● **Exercise details**
Write out the data below in full, unchanged, minus the images.

■ ■ ■ ■ ■ ■ ■

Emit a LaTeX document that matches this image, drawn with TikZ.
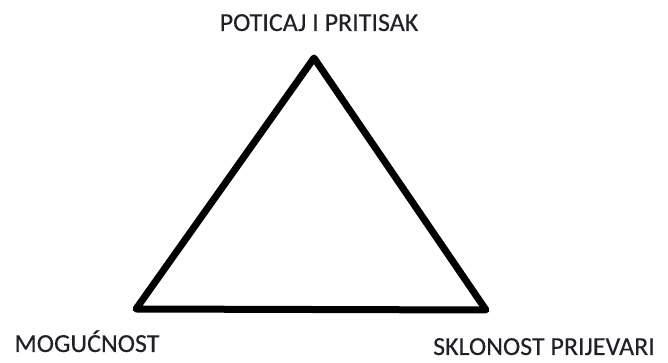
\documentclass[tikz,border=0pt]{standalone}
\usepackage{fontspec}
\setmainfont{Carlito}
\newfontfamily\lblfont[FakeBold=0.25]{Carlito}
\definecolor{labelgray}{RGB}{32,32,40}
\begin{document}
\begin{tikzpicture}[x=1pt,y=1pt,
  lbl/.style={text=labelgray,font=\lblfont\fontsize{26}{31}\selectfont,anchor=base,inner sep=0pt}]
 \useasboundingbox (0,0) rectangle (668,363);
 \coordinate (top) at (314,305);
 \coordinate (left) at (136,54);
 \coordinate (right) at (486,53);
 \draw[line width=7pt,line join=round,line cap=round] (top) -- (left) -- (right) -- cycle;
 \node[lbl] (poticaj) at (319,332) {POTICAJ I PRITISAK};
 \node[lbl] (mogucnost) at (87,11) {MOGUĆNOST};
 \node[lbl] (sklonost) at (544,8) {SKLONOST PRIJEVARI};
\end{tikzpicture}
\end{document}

■ ■ ■ ■ ■ ■ ■

● **Result for this task**
Emit a LaTeX document that matches this image, drawn with TikZ.
\documentclass[tikz,border=0pt]{standalone}
\usepackage{fontspec}
\setmainfont{Carlito}
\newfontfamily\lblfont[FakeBold=0.25]{Carlito}
\definecolor{labelgray}{RGB}{32,32,40}
\begin{document}
\begin{tikzpicture}[x=1pt,y=1pt,
  lbl/.style={text=labelgray,font=\lblfont\fontsize{26}{31}\selectfont,anchor=base,inner sep=0pt}]
 \useasboundingbox (0,0) rectangle (668,363);
 \coordinate (top) at (314,305);
 \coordinate (left) at (136,54);
 \coordinate (right) at (486,53);
 \draw[line width=7pt,line join=round,line cap=round] (top) -- (left) -- (right) -- cycle;
 \node[lbl] (poticaj) at (319,332) {POTICAJ I PRITISAK};
 \node[lbl] (mogucnost) at (87,11) {MOGUĆNOST};
 \node[lbl] (sklonost) at (544,8) {SKLONOST PRIJEVARI};
\end{tikzpicture}
\end{document}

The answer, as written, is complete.